E' caccia agli strani misteri del "dossier Lukashenko"

Dalla Rassegna stampa

Un «regalo da amico». Su cui, però, si è già aperta una caccia al tesoro tra addetti ai lavori. Dell’archivio consegnato dal leader bielorusso Alexander Lukashenko a Silvio Berlusconi si conosce, per così dire, solo l’intestazione: prigionieri italiani reclusi in Urss dagli anni trenta al secondo dopoguerra. Memorie di prigionieri? Informative su ex comunisti? Veline sui rapporti tra il vecchio Pcus e il clandestino Pci, poi sdoganato e "costituente"?

 

Ogni ipotesi vale. Al punto che sulla faccenda si sono subito accesi i riflettori della politica: due le interrogazioni parlamentari formulate per saperne di più, una a firma dei radicali (del Pd) Marco Perduca e Donatella Poretti, l’altra presentata dalla senatrice democratica Roberta Pinotti. Tuttavia un’eventualità andrebbe scartata quasi subito. Almeno a sentire chi, da uomo forte di Botteghe Oscure, con Mosca ha avuto rapporti intensi e continui per quasi mezzo secolo: «Tutto quel che poteva essere detto sull’atteggiamento tenuto dal Pci nei confronti dei prigionieri di guerra è stato detto» afferma l’ex dirigente che chiede l’anonimato. «Di più: è già stato tutto scritto. Con il suoOro da Mosca ( Mondadori), Valerio Riva ha tracciato nel 2002 un confine definitivo. Anche sui finanziamenti concessi dal Pcus al Pci, in cambio di certi silenzi». Tutto scritto, con tanto di ricevute del "dato e avuto" sulla rotta Roma-Mosca.

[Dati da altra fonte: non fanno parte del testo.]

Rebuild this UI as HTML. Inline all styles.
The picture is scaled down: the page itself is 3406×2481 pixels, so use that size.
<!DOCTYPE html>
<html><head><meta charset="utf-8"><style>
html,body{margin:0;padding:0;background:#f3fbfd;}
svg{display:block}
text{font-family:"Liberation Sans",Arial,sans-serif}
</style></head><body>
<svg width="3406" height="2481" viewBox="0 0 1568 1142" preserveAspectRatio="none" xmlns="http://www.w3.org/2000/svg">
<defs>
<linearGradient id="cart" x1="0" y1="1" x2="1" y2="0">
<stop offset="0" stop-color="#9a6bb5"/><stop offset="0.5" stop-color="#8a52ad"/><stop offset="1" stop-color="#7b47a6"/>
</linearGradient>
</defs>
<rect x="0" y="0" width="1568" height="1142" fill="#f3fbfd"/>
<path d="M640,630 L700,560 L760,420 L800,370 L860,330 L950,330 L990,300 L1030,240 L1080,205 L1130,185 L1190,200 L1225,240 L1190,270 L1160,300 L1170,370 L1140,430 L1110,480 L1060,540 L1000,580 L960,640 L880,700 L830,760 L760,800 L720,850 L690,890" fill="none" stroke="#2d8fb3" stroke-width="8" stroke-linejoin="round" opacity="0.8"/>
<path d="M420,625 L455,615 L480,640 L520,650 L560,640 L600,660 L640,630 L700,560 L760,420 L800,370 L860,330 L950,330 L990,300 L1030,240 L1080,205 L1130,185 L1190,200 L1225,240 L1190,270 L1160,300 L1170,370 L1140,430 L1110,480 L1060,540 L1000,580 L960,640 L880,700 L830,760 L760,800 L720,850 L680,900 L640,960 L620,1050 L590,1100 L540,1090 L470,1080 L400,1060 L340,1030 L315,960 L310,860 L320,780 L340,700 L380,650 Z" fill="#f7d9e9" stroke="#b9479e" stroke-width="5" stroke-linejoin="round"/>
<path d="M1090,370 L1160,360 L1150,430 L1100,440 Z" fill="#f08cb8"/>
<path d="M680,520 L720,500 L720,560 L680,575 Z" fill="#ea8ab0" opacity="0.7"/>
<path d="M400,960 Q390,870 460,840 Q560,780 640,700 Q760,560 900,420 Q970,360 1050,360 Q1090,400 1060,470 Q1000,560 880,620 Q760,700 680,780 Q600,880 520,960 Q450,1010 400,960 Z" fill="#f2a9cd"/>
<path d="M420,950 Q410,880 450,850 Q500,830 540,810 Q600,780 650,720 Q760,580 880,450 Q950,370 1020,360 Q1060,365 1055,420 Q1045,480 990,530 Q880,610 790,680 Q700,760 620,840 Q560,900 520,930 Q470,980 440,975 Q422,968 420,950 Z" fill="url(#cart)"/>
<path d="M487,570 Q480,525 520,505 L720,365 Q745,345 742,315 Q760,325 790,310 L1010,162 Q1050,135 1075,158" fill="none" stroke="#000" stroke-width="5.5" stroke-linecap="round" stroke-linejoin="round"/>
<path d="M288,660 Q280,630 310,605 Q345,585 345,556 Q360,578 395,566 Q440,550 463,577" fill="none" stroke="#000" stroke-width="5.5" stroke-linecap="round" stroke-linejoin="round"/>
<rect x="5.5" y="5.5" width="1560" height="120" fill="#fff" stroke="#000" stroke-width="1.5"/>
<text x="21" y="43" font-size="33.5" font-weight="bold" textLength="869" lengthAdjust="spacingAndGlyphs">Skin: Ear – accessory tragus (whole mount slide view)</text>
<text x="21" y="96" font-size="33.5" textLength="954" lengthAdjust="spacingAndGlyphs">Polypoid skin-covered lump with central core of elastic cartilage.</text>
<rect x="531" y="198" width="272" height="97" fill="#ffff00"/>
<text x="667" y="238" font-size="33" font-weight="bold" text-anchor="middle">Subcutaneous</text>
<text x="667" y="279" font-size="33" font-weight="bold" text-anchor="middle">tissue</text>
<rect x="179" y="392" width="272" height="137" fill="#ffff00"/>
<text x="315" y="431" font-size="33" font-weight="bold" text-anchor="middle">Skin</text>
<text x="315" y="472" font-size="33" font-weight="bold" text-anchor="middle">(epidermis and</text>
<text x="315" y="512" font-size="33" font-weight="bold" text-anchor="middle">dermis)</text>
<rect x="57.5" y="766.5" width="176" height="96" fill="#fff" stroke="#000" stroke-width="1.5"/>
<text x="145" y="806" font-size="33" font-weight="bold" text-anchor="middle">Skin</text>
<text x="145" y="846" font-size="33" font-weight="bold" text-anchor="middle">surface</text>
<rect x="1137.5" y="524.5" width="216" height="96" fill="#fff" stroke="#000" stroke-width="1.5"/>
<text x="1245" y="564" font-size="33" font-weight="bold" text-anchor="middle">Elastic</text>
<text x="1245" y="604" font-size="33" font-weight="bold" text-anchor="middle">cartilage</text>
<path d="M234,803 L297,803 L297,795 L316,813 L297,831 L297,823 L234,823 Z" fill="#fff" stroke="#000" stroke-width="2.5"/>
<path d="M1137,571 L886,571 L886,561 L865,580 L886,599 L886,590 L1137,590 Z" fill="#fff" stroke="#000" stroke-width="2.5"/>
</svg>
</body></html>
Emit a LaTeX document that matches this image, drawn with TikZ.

Dunque nessun nuovo dossier Mitrokhin all’orizzonte. Nessuna memoria da vendere all’incanto. E nessuna lettera inedita, come quella di Togliatti sul costo di vite umane da pagare al fascismo datata 1943 e ricomparsa nel ’92. Semmai materia per gli storici. «Il Kgb schedava tutti gli italiani emigrati» assicura Adriano Guerra, già direttore del Centro studi sui paesi dell’Est dell’Istituto Gramsci e autore di Comunismo e comunisti (Dedalo editore). «Erano autentiche biografie, complete in ogni dettaglio. Sappiamo anche quasi tutto delle condizioni di vita nei campi, delle torture, dei processi sommari, delle uccisioni».
Tuttavia la frase con cui Lukashenko ha accompagnato il "regalo" al premier italiano – «Vedrà, presidente: ne rimarrà colpito» – merita una qualche attenzione. «A differenza di quelli moscoviti, gli archivi del Kgb a Minsk sono rimasti chiusi in cassaforte anche dopo il crollo del gigante sovietico» spiega la storica Francesca Gori, autrice con Elena Dundovich di Italiani nei lager di Stalin (Laterza). Un pezzo di memoria è stata segregata e custodita come un tesoretto. Magari per essere riesumata al momento opportuno, come moneta di scambio o gentile cadeaux.

È più che probabile che in questa operazione possa esservi un brandello di verità in più sugli oltre 80mila italiani che dagli anni trenta in poi, guerra compresa, andarono a Mosca a scaldarsi al Sol dell’avvenire e non sono mai più tornati. «Non solo soldati dell’Armir - continua Gori – ma anche intellettuali, operai in rivolta con il regime fascista, perfino acrobati di circo. La diaristica dei campi ha autori spesso inimmaginabili. Come quell’ingegnere Anderson, laurea al politecnico di Torino e un posto di quadro alla Fiat, che va in Russia per costruire una fabbrica di cuscinetti a sfera e viene fucilato nel campo di Butovo. L’accusa: Bordighismo».

La verità nascosta su storie comequeste sta però fuori dalla decina di campi in cui gli italiani, ex soldati o illusi dal sogno comunista, vennero internati. Sta nel ritardo con cui ottennero il rimpatrio, a ondate successive, come fossero merce poco interessante nel gioco a scacchi della Guerra fredda. Sta nel dolore ossessivo che ricorre nelle lettere e nei diari, in cui la parola ritorno si associa alla rabbia di essere stati dimenticati. «Gli ultimi rientrarono nel ’53 - ricorda Gori -. E la loro liberazione è da ascrivere più alla pressione di Konrad Adenauer per il rilascio dei prigionieri tedeschi che a quella dei nostri leader». L’Italia del dopoguerra rimuoveva le ferite. Quella di oggi pare voler "conoscere" anche quel che è ormai storia.